■ **RECORDED INFORMATION**:
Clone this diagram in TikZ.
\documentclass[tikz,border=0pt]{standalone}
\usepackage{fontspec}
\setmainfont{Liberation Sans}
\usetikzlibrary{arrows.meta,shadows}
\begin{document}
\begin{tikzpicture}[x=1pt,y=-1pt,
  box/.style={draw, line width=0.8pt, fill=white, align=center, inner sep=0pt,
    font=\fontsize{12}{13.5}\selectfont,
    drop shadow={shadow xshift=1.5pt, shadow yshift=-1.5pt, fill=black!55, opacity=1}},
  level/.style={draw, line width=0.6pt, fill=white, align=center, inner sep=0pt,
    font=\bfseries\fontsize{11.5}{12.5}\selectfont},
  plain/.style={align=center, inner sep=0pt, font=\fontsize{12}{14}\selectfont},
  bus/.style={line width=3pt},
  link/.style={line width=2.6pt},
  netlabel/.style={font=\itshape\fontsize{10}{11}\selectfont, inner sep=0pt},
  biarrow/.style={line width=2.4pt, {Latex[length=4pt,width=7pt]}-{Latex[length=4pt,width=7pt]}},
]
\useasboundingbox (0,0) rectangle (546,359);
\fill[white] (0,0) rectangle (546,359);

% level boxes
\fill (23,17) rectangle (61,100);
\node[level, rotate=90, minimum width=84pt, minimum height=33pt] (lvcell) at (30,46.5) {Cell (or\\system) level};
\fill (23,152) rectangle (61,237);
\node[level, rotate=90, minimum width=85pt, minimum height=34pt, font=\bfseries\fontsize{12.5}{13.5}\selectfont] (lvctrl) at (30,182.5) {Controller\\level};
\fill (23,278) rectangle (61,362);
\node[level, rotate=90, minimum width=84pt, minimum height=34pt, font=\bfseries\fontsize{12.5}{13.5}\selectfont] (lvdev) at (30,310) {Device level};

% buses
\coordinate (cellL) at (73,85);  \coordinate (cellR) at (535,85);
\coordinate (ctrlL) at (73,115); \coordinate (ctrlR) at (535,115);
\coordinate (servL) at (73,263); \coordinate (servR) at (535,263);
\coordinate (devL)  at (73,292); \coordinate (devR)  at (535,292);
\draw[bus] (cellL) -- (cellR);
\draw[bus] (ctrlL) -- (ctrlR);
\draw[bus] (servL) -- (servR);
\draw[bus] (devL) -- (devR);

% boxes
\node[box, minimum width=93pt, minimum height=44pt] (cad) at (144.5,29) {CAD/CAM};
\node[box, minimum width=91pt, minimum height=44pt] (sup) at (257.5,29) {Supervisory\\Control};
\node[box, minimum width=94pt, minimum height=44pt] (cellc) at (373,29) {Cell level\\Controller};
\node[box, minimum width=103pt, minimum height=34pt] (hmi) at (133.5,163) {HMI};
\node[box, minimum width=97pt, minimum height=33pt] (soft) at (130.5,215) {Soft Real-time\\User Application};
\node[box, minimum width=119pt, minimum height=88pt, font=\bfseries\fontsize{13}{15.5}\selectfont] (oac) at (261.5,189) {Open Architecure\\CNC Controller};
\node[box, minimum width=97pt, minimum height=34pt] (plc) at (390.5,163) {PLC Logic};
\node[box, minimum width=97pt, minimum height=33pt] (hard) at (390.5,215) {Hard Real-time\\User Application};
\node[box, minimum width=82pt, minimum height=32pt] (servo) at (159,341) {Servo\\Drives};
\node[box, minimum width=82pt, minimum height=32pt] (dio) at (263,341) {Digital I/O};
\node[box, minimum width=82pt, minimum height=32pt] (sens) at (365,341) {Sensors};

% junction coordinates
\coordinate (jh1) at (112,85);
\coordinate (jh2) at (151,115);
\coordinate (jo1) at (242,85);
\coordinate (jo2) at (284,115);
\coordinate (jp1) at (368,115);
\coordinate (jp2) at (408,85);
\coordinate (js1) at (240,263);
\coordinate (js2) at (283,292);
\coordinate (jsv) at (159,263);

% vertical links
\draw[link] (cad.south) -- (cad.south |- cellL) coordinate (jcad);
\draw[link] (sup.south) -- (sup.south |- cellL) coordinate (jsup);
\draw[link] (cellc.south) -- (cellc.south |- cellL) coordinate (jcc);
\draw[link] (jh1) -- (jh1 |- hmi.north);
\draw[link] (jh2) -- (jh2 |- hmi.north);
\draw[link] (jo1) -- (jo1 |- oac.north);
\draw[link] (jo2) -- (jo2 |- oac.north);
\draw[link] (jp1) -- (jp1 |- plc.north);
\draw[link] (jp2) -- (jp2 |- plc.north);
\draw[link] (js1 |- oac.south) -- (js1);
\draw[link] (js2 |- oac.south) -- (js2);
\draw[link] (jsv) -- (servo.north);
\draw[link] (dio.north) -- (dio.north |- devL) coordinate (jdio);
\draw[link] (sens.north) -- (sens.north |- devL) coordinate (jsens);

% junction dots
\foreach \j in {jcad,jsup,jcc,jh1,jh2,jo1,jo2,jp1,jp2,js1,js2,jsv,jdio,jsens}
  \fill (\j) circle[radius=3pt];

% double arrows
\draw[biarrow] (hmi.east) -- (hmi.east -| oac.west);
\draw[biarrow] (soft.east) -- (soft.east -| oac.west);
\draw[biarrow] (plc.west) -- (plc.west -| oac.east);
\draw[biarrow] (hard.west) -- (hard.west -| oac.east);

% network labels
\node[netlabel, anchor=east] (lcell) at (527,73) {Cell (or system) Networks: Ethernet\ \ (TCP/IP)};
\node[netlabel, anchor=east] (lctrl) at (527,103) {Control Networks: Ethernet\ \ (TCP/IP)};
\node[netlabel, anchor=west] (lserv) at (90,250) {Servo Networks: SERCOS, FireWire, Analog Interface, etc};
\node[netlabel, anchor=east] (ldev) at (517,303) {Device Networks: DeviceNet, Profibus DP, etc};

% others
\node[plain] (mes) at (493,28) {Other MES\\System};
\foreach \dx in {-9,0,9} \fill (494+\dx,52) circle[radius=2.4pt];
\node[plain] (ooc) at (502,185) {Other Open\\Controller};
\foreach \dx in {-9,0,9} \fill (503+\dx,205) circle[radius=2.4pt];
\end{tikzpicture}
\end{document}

■ **WRITTEN EXERCISE**:
Reproduce all the data word for word.

■ **REPLY TO THE TASK**:
Clone this diagram in TikZ.
\documentclass[tikz,border=0pt]{standalone}
\usepackage{fontspec}
\setmainfont{Liberation Sans}
\usetikzlibrary{arrows.meta,shadows}
\begin{document}
\begin{tikzpicture}[x=1pt,y=-1pt,
  box/.style={draw, line width=0.8pt, fill=white, align=center, inner sep=0pt,
    font=\fontsize{12}{13.5}\selectfont,
    drop shadow={shadow xshift=1.5pt, shadow yshift=-1.5pt, fill=black!55, opacity=1}},
  level/.style={draw, line width=0.6pt, fill=white, align=center, inner sep=0pt,
    font=\bfseries\fontsize{11.5}{12.5}\selectfont},
  plain/.style={align=center, inner sep=0pt, font=\fontsize{12}{14}\selectfont},
  bus/.style={line width=3pt},
  link/.style={line width=2.6pt},
  netlabel/.style={font=\itshape\fontsize{10}{11}\selectfont, inner sep=0pt},
  biarrow/.style={line width=2.4pt, {Latex[length=4pt,width=7pt]}-{Latex[length=4pt,width=7pt]}},
]
\useasboundingbox (0,0) rectangle (546,359);
\fill[white] (0,0) rectangle (546,359);

% level boxes
\fill (23,17) rectangle (61,100);
\node[level, rotate=90, minimum width=84pt, minimum height=33pt] (lvcell) at (30,46.5) {Cell (or\\system) level};
\fill (23,152) rectangle (61,237);
\node[level, rotate=90, minimum width=85pt, minimum height=34pt, font=\bfseries\fontsize{12.5}{13.5}\selectfont] (lvctrl) at (30,182.5) {Controller\\level};
\fill (23,278) rectangle (61,362);
\node[level, rotate=90, minimum width=84pt, minimum height=34pt, font=\bfseries\fontsize{12.5}{13.5}\selectfont] (lvdev) at (30,310) {Device level};

% buses
\coordinate (cellL) at (73,85);  \coordinate (cellR) at (535,85);
\coordinate (ctrlL) at (73,115); \coordinate (ctrlR) at (535,115);
\coordinate (servL) at (73,263); \coordinate (servR) at (535,263);
\coordinate (devL)  at (73,292); \coordinate (devR)  at (535,292);
\draw[bus] (cellL) -- (cellR);
\draw[bus] (ctrlL) -- (ctrlR);
\draw[bus] (servL) -- (servR);
\draw[bus] (devL) -- (devR);

% boxes
\node[box, minimum width=93pt, minimum height=44pt] (cad) at (144.5,29) {CAD/CAM};
\node[box, minimum width=91pt, minimum height=44pt] (sup) at (257.5,29) {Supervisory\\Control};
\node[box, minimum width=94pt, minimum height=44pt] (cellc) at (373,29) {Cell level\\Controller};
\node[box, minimum width=103pt, minimum height=34pt] (hmi) at (133.5,163) {HMI};
\node[box, minimum width=97pt, minimum height=33pt] (soft) at (130.5,215) {Soft Real-time\\User Application};
\node[box, minimum width=119pt, minimum height=88pt, font=\bfseries\fontsize{13}{15.5}\selectfont] (oac) at (261.5,189) {Open Architecure\\CNC Controller};
\node[box, minimum width=97pt, minimum height=34pt] (plc) at (390.5,163) {PLC Logic};
\node[box, minimum width=97pt, minimum height=33pt] (hard) at (390.5,215) {Hard Real-time\\User Application};
\node[box, minimum width=82pt, minimum height=32pt] (servo) at (159,341) {Servo\\Drives};
\node[box, minimum width=82pt, minimum height=32pt] (dio) at (263,341) {Digital I/O};
\node[box, minimum width=82pt, minimum height=32pt] (sens) at (365,341) {Sensors};

% junction coordinates
\coordinate (jh1) at (112,85);
\coordinate (jh2) at (151,115);
\coordinate (jo1) at (242,85);
\coordinate (jo2) at (284,115);
\coordinate (jp1) at (368,115);
\coordinate (jp2) at (408,85);
\coordinate (js1) at (240,263);
\coordinate (js2) at (283,292);
\coordinate (jsv) at (159,263);

% vertical links
\draw[link] (cad.south) -- (cad.south |- cellL) coordinate (jcad);
\draw[link] (sup.south) -- (sup.south |- cellL) coordinate (jsup);
\draw[link] (cellc.south) -- (cellc.south |- cellL) coordinate (jcc);
\draw[link] (jh1) -- (jh1 |- hmi.north);
\draw[link] (jh2) -- (jh2 |- hmi.north);
\draw[link] (jo1) -- (jo1 |- oac.north);
\draw[link] (jo2) -- (jo2 |- oac.north);
\draw[link] (jp1) -- (jp1 |- plc.north);
\draw[link] (jp2) -- (jp2 |- plc.north);
\draw[link] (js1 |- oac.south) -- (js1);
\draw[link] (js2 |- oac.south) -- (js2);
\draw[link] (jsv) -- (servo.north);
\draw[link] (dio.north) -- (dio.north |- devL) coordinate (jdio);
\draw[link] (sens.north) -- (sens.north |- devL) coordinate (jsens);

% junction dots
\foreach \j in {jcad,jsup,jcc,jh1,jh2,jo1,jo2,jp1,jp2,js1,js2,jsv,jdio,jsens}
  \fill (\j) circle[radius=3pt];

% double arrows
\draw[biarrow] (hmi.east) -- (hmi.east -| oac.west);
\draw[biarrow] (soft.east) -- (soft.east -| oac.west);
\draw[biarrow] (plc.west) -- (plc.west -| oac.east);
\draw[biarrow] (hard.west) -- (hard.west -| oac.east);

% network labels
\node[netlabel, anchor=east] (lcell) at (527,73) {Cell (or system) Networks: Ethernet\ \ (TCP/IP)};
\node[netlabel, anchor=east] (lctrl) at (527,103) {Control Networks: Ethernet\ \ (TCP/IP)};
\node[netlabel, anchor=west] (lserv) at (90,250) {Servo Networks: SERCOS, FireWire, Analog Interface, etc};
\node[netlabel, anchor=east] (ldev) at (517,303) {Device Networks: DeviceNet, Profibus DP, etc};

% others
\node[plain] (mes) at (493,28) {Other MES\\System};
\foreach \dx in {-9,0,9} \fill (494+\dx,52) circle[radius=2.4pt];
\node[plain] (ooc) at (502,185) {Other Open\\Controller};
\foreach \dx in {-9,0,9} \fill (503+\dx,205) circle[radius=2.4pt];
\end{tikzpicture}
\end{document}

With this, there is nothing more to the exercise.